Though it was tidy, the office displayed the signs of being well used.
‘What else did you find?’
‘After coming to the same conclusions you’ve just reached, I consulted with a colleague in Manchester. She’s a specialist in burns, both pre- and post-mortem. I told her what I found and she agrees with our assessment. She’s drawn up a database of burns received from various accelerants and has consented to give me the benefit of her expertise. I’ve taken cross-section photographs of each trachea and sent them to her. She will examine them and then give her considered opinion on each one. I don’t know how much use it’ll be for you, but it may just give you a clue, or better, some evidence you can use.’
‘That’s very thorough of you, doctor.’
‘We have to be thorough. The dead deserve answers every bit as much as the living.’
‘What you said before, about Nick Langley’s epiglottis being scorched, have you any ideas on that?’
‘One or two. Do you have any yourself?’
Beth had some ideas, but she didn’t like them. If they were right, the implications for the victims were horrific. ‘I may be wrong – part of me hopes I am – but it seems to me that he’s learning as he goes. His first victim had the least burns, which suggests that he didn’t use enough accelerant to get his desired effect. That he’d more or less drowned Woman 2 with the stuff backs up this theory.’ Beth lifted her eyes from the floor to look at Hewson. ‘Would I be right in saying that it was only a lack of oxygen which prevented the accelerant from exploding inside her?’
‘You would. When I tested her organs, they were all showing signs of poisoning from the petrol. The two men – what are your thoughts regarding them?’
‘Horrific deaths. Agony. Calculated. Experiments.’
Hewson’s bushy eyebrows twitched as the words tumbled from Beth’s mouth. ‘Interesting that you used the words “calculated” and “experiments”. Can you expand on your thinking?’
‘Angus Keane had worse burns than Woman 2, so that suggests there was less accelerant used, but what was there seems to have burned better.’ Beth leaned back in her seat and closed her eyes in thought. ‘What if more accelerant was added after the first
flames died out? You know, either poured or squirted into his mouth and then lit, would that cause the burning you found?’

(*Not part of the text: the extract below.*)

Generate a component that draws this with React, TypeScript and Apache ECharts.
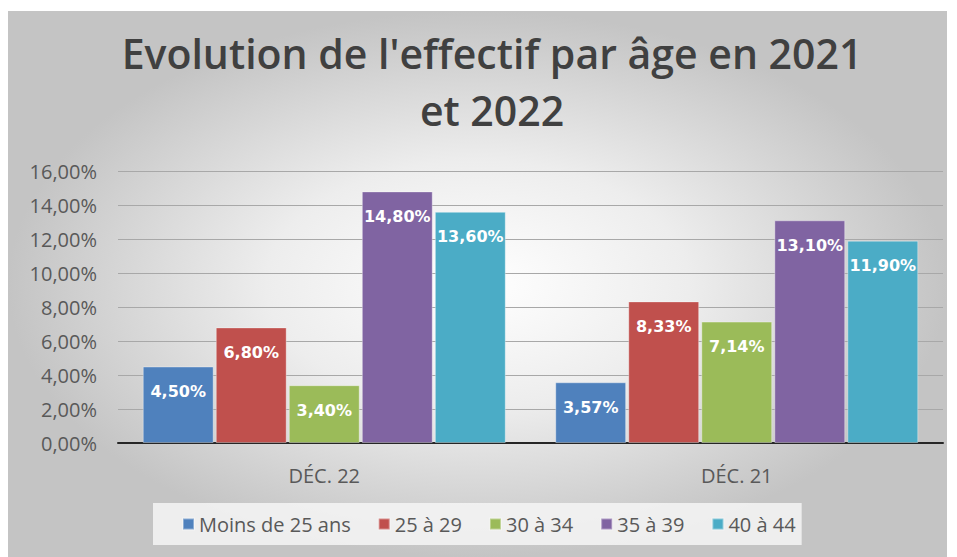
import React, { useEffect, useRef } from "react";
import * as echarts from "echarts";

const TITLE = "Evolution de l'effectif par âge en 2021\net 2022";
const categories = ["DÉC. 22", "DÉC. 21"];
const seriesNames = ["Moins de 25 ans", "25 à 29", "30 à 34", "35 à 39", "40 à 44"];
const moins25 = [4.5, 3.57];
const age25_29 = [6.8, 8.33];
const age30_34 = [3.4, 7.14];
const age35_39 = [14.8, 13.1];
const age40_44 = [13.6, 11.9];
const colors = ["#4f81bd", "#c0504d", "#9bbb59", "#8064a2", "#4bacc6"];

const fmt = (v: number) => v.toFixed(2).replace(".", ",") + "%";

export default function App() {
  const ref = useRef<HTMLDivElement>(null);
  useEffect(() => {
    if (!ref.current) return;
    const chart = echarts.init(ref.current, undefined, { renderer: "svg" });
    const values = [moins25, age25_29, age30_34, age35_39, age40_44];
    chart.setOption({
      animation: false,
      backgroundColor: "#ffffff",
      color: colors,
      graphic: [
        {
          type: "rect",
          z: -10,
          silent: true,
          shape: { x: 8, y: 11, width: 939, height: 546 },
          style: {
            fill: {
              type: "radial",
              x: 0.5,
              y: 0.5,
              r: 0.5,
              colorStops: [
                { offset: 0, color: "#ffffff" },
                { offset: 0.45, color: "#ededed" },
                { offset: 1, color: "#c4c4c4" },
              ],
            },
          },
        },
        {
          type: "text",
          x: 492,
          y: 24,
          z: 10,
          style: {
            text: TITLE,
            textAlign: "center",
            textVerticalAlign: "top",
            fontFamily: "Open Sans",
            fontWeight: 600,
            fontSize: 41,
            lineHeight: 57,
            fill: "#404040",
          },
        },
      ],
      grid: { left: 118, right: 14, top: 171, bottom: 114 },
      legend: {
        top: 503,
        left: 153,
        icon: "rect",
        itemWidth: 11,
        itemHeight: 11,
        itemGap: 27,
        padding: [11, 6, 11, 29],
        backgroundColor: "rgba(246,246,246,0.85)",
        textStyle: { fontFamily: "Open Sans", fontSize: 20, color: "#595959", padding: [0, 0, 0, 0] },
        data: seriesNames,
      },
      xAxis: {
        type: "category",
        data: categories,
        axisTick: { show: false },
        axisLine: { lineStyle: { color: "#262626", width: 2 } },
        axisLabel: { margin: 22, fontFamily: "Open Sans", fontSize: 20, color: "#595959" },
      },
      yAxis: {
        type: "value",
        min: 0,
        max: 16,
        interval: 2,
        axisLine: { show: false },
        axisTick: { show: false },
        splitLine: { lineStyle: { color: "#a8a8a8", width: 1 } },
        axisLabel: {
          margin: 21,
          fontFamily: "Open Sans",
          fontSize: 20,
          color: "#595959",
          formatter: (v: number) => fmt(v),
        },
      },
      series: seriesNames.map((name, i) => ({
        name,
        type: "bar",
        data: values[i],
        barGap: "3%",
        barCategoryGap: "12%",
        itemStyle: { color: colors[i], borderColor: "rgba(255,255,255,0.35)", borderWidth: 1 },
        label: {
          show: true,
          position: "insideTop",
          distance: 17,
          color: "#ffffff",
          fontFamily: "DejaVu Sans",
          fontWeight: "bold",
          fontSize: 16,
          formatter: (p: any) => fmt(p.value),
        },
      })),
    });
    return () => chart.dispose();
  }, []);
  return <div ref={ref} style={{ position: "fixed", left: 0, top: 0, width: 957, height: 557 }} />;
}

Hewson rested his elbows on the desk and steepled his fingers beneath his chin. ‘That’s what I was thinking. I’d even suggest he could have been using something like one of those plastic spray bottles to deliver the petrol. I’d say he only stopped after his victim’s heart gave out. For Man 4, on the other hand, the killer didn’t stop; I’d say that he kept going long after the poor bugger died.’ Hewson slid one of his desk drawers open, reached inside and pulled out an evidence bag. ‘I found this block of wood jammed between his teeth. It would keep his mouth open so that more petrol could be sprayed or poured in. The trachea was so badly burned that there’s no way our victim would have been able to breathe. He’d have died of suffocation due to a trachea that was either blistered or punctured.’ Hewson closed his eyes for a few moments. ‘Like the others, his death would have been inevitable and a release. However, I do think you’re right about the killer experimenting. He’s refining his methods to ensure the fire is breathed for longer.’

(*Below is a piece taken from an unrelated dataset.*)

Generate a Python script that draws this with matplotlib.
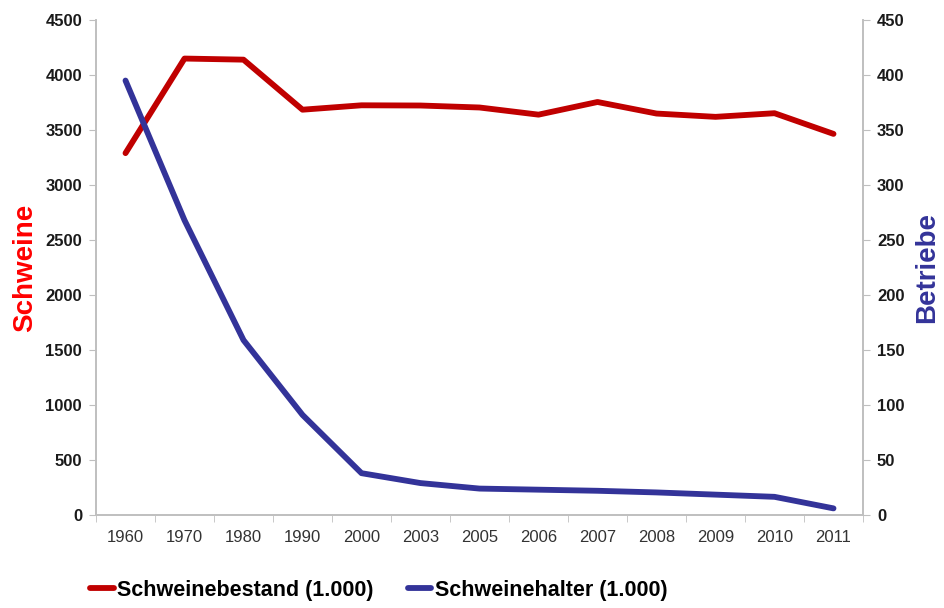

Beth tried not to revisit the cellar in her mind, did what she could not to picture Nick Langley repeatedly breathing fire. Not now that she knew the horrors that had taken place in there.
As a distraction from her thoughts, she fired more questions at Hewson. ‘What else do you have to tell me? Can you make a more informed guess as to how long the bodies were in that cellar?’
‘My initial impression was wrong. Woman 1 had been in there at least four months, but not more than eight. I’ll need to check some reference books, but I should be able to narrow that window down for you. Woman 2 was around four weeks give or take a day or two. Nick Langley was very recent. I’d say he was in there no longer than twenty-four hours.’